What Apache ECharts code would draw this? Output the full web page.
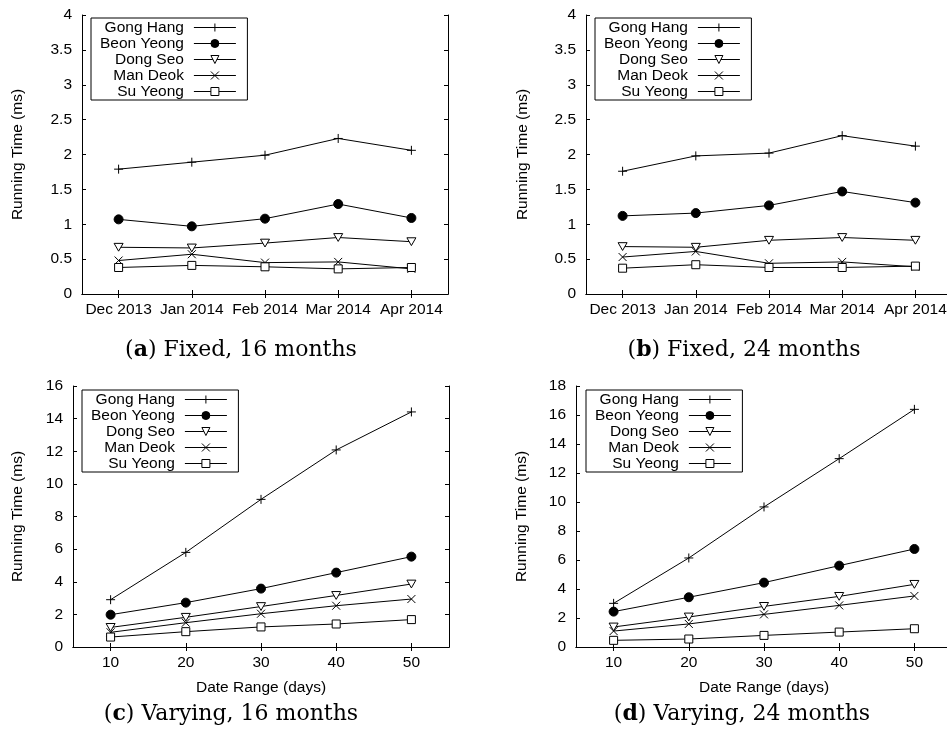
<!DOCTYPE html>
<html>
<head>
<meta charset="utf-8">
<script src="https://cdn.jsdelivr.net/npm/echarts@6/dist/echarts.min.js"></script>
<style>
  html, body { margin: 0; padding: 0; background: #fff; }
  #chart { width: 947px; height: 738px; }
</style>
</head>
<body>
<div id="chart"></div>
<script>
// ---------------- DATA ----------------
const months = ['Dec 2013', 'Jan 2014', 'Feb 2014', 'Mar 2014', 'Apr 2014'];
const days = ['10', '20', '30', '40', '50'];
const seriesNames = ['Gong Hang', 'Beon Yeong', 'Dong Seo', 'Man Deok', 'Su Yeong'];

// (a) Fixed, 16 months
const fixed16GongHang  = [1.79, 1.89, 1.99, 2.23, 2.06];
const fixed16BeonYeong = [1.07, 0.97, 1.08, 1.29, 1.09];
const fixed16DongSeo   = [0.67, 0.66, 0.73, 0.81, 0.75];
const fixed16ManDeok   = [0.48, 0.57, 0.45, 0.46, 0.36];
const fixed16SuYeong   = [0.38, 0.41, 0.39, 0.36, 0.38];

// (b) Fixed, 24 months
const fixed24GongHang  = [1.76, 1.98, 2.02, 2.27, 2.12];
const fixed24BeonYeong = [1.12, 1.16, 1.27, 1.47, 1.31];
const fixed24DongSeo   = [0.68, 0.67, 0.77, 0.81, 0.77];
const fixed24ManDeok   = [0.53, 0.61, 0.44, 0.46, 0.39];
const fixed24SuYeong   = [0.37, 0.42, 0.38, 0.38, 0.40];

// (c) Varying, 16 months
const vary16GongHang  = [2.90, 5.80, 9.05, 12.08, 14.41];
const vary16BeonYeong = [1.98, 2.72, 3.58, 4.56, 5.54];
const vary16DongSeo   = [1.20, 1.82, 2.48, 3.16, 3.86];
const vary16ManDeok   = [0.90, 1.49, 2.04, 2.53, 2.94];
const vary16SuYeong   = [0.61, 0.94, 1.23, 1.41, 1.68];

// (d) Varying, 24 months
const vary24GongHang  = [3.01, 6.14, 9.66, 12.99, 16.39];
const vary24BeonYeong = [2.44, 3.43, 4.44, 5.61, 6.76];
const vary24DongSeo   = [1.38, 2.07, 2.80, 3.49, 4.32];
const vary24ManDeok   = [1.10, 1.59, 2.25, 2.87, 3.52];
const vary24SuYeong   = [0.46, 0.55, 0.80, 1.03, 1.26];

const yMaxes = [4, 4, 16, 18];
const yIntervals = [0.5, 0.5, 2, 2];
const yAxisName = 'Running Time (ms)';
const xAxisNameVarying = 'Date Range (days)';
const captionLetters = ['a', 'b', 'c', 'd'];
const captionTexts = [' Fixed, 16 months', ' Fixed, 24 months', ' Varying, 16 months', ' Varying, 24 months'];

// ---------------- STYLE / LAYOUT ----------------
const FONT = 'Liberation Sans';
const FS = 15.5;
const SERIF = 'DejaVu Serif';
const panels = [
  { grid: { left: 82, top: 15, width: 366, height: 279 }, cats: months, xName: '', nameGap: 56, rightAxis: true,
    legend: { left: 91, top: 18 }, caption: { x: 241, y: 350 },
    data: [fixed16GongHang, fixed16BeonYeong, fixed16DongSeo, fixed16ManDeok, fixed16SuYeong] },
  { grid: { left: 586, top: 15, width: 366, height: 279 }, cats: months, xName: '', nameGap: 55, rightAxis: false,
    legend: { left: 595, top: 18 }, caption: { x: 744, y: 350 },
    data: [fixed24GongHang, fixed24BeonYeong, fixed24DongSeo, fixed24ManDeok, fixed24SuYeong] },
  { grid: { left: 73, top: 386, width: 376, height: 261 }, cats: days, xName: xAxisNameVarying, nameGap: 47, rightAxis: true,
    legend: { left: 82, top: 390 }, caption: { x: 231, y: 714 },
    data: [vary16GongHang, vary16BeonYeong, vary16DongSeo, vary16ManDeok, vary16SuYeong] },
  { grid: { left: 576, top: 386, width: 376, height: 261 }, cats: days, xName: xAxisNameVarying, nameGap: 46, rightAxis: false,
    legend: { left: 586, top: 390 }, caption: { x: 742, y: 714 },
    data: [vary24GongHang, vary24BeonYeong, vary24DongSeo, vary24ManDeok, vary24SuYeong] }
];

const markers = [
  { symbol: 'path://M0,5L10,5M5,0L5,10', size: 9, fill: '#000' },
  { symbol: 'circle', size: 9, fill: '#000' },
  { symbol: 'path://M0,0L10,0L5,8.66Z', size: 9, fill: '#fff' },
  { symbol: 'path://M0,0L10,10M10,0L0,10', size: 8, fill: '#000' },
  { symbol: 'path://M0,0L10,0L10,10L0,10Z', size: 8, fill: '#fff' }
];

const lineBlack = { color: '#000', width: 1 };
const grids = [], xAxes = [], yAxes = [], series = [], legends = [], graphics = [];

panels.forEach((p, i) => {
  grids.push(Object.assign({ containLabel: false, outerBoundsMode: 'none' }, p.grid));
  const tick = { show: true, inside: true, length: 4, alignWithLabel: true, lineStyle: lineBlack };
  xAxes.push({
    type: 'category', gridIndex: i, data: p.cats, boundaryGap: true, position: 'bottom',
    axisLine: { show: true, lineStyle: lineBlack },
    axisTick: tick,
    axisLabel: { interval: 0, color: '#000', fontFamily: FONT, fontSize: FS, margin: 8, hideOverlap: false },
    splitLine: { show: false },
    name: p.xName, nameLocation: 'middle', nameGap: 33,
    nameTextStyle: { color: '#000', fontFamily: FONT, fontSize: FS }
  });
  xAxes.push({
    type: 'category', gridIndex: i, data: p.cats, boundaryGap: true, position: 'top',
    axisLine: { show: true, lineStyle: lineBlack },
    axisTick: tick, axisLabel: { show: false }, splitLine: { show: false }
  });
  yAxes.push({
    type: 'value', gridIndex: i, min: 0, max: yMaxes[i], interval: yIntervals[i], position: 'left',
    axisLine: { show: true, lineStyle: lineBlack },
    axisTick: { show: true, inside: true, length: 4, lineStyle: lineBlack },
    axisLabel: { color: '#000', fontFamily: FONT, fontSize: FS, margin: 10 },
    splitLine: { show: false },
    name: yAxisName, nameLocation: 'middle', nameGap: p.nameGap, nameRotate: 90,
    nameTextStyle: { color: '#000', fontFamily: FONT, fontSize: FS }
  });
  yAxes.push({
    type: 'value', gridIndex: i, min: 0, max: yMaxes[i], interval: yIntervals[i], position: 'right',
    show: p.rightAxis,
    axisLine: { show: true, lineStyle: lineBlack },
    axisTick: { show: true, inside: true, length: 4, lineStyle: lineBlack },
    axisLabel: { show: false }, splitLine: { show: false }
  });
  seriesNames.forEach((name, k) => {
    series.push({
      type: 'line', name: name, xAxisIndex: 2 * i, yAxisIndex: 2 * i,
      data: p.data[k],
      symbol: markers[k].symbol, symbolSize: markers[k].size, symbolKeepAspect: true,
      showSymbol: true, showAllSymbol: true,
      lineStyle: { color: '#000', width: 1 },
      itemStyle: { color: markers[k].fill, borderColor: '#000', borderWidth: 1 },
      emphasis: { disabled: true }, silent: true, animation: false, clip: false
    });
  });
  legends.push({
    orient: 'vertical', align: 'right', left: p.legend.left, top: p.legend.top,
    itemWidth: 42, itemHeight: 10, itemGap: 0,
    padding: [1.5, 11, 0.5, 9],
    borderColor: '#000', borderWidth: 1, borderRadius: 0, backgroundColor: '#fff',
    selectedMode: false,
    textStyle: { color: '#000', fontFamily: FONT, fontSize: FS, lineHeight: 15.4, padding: [0, 5, 0, 0] },
    itemStyle: { borderWidth: 1, borderColor: '#000' },
    lineStyle: { width: 1, color: '#000' },
    data: seriesNames
  });
  graphics.push({
    type: 'text', x: p.caption.x, y: p.caption.y, silent: true,
    style: {
      text: '({b|' + captionLetters[i] + '})' + captionTexts[i],
      rich: { b: { fontWeight: 'bold', fontFamily: SERIF, fontSize: 22, fill: '#000' } },
      fontFamily: SERIF, fontSize: 22, fill: '#000',
      textAlign: 'center', textVerticalAlign: 'middle', align: 'center', verticalAlign: 'middle'
    }
  });
});

const chart = echarts.init(document.getElementById('chart'), null, { renderer: 'canvas' });
chart.setOption({
  backgroundColor: '#fff',
  animation: false,
  grid: grids,
  xAxis: xAxes,
  yAxis: yAxes,
  legend: legends,
  series: series,
  graphic: graphics
});
</script>
</body>
</html>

+===+

> _DO THIS_
Restate the data word for word from its first line through the line with "0.39, 0.36, 0.38];", leaving out any picture along the way.

> _RESULT FOR THIS TASK_
What Apache ECharts code would draw this? Output the full web page.
<!DOCTYPE html>
<html>
<head>
<meta charset="utf-8">
<script src="https://cdn.jsdelivr.net/npm/echarts@6/dist/echarts.min.js"></script>
<style>
  html, body { margin: 0; padding: 0; background: #fff; }
  #chart { width: 947px; height: 738px; }
</style>
</head>
<body>
<div id="chart"></div>
<script>
// ---------------- DATA ----------------
const months = ['Dec 2013', 'Jan 2014', 'Feb 2014', 'Mar 2014', 'Apr 2014'];
const days = ['10', '20', '30', '40', '50'];
const seriesNames = ['Gong Hang', 'Beon Yeong', 'Dong Seo', 'Man Deok', 'Su Yeong'];

// (a) Fixed, 16 months
const fixed16GongHang  = [1.79, 1.89, 1.99, 2.23, 2.06];
const fixed16BeonYeong = [1.07, 0.97, 1.08, 1.29, 1.09];
const fixed16DongSeo   = [0.67, 0.66, 0.73, 0.81, 0.75];
const fixed16ManDeok   = [0.48, 0.57, 0.45, 0.46, 0.36];
const fixed16SuYeong   = [0.38, 0.41, 0.39, 0.36, 0.38];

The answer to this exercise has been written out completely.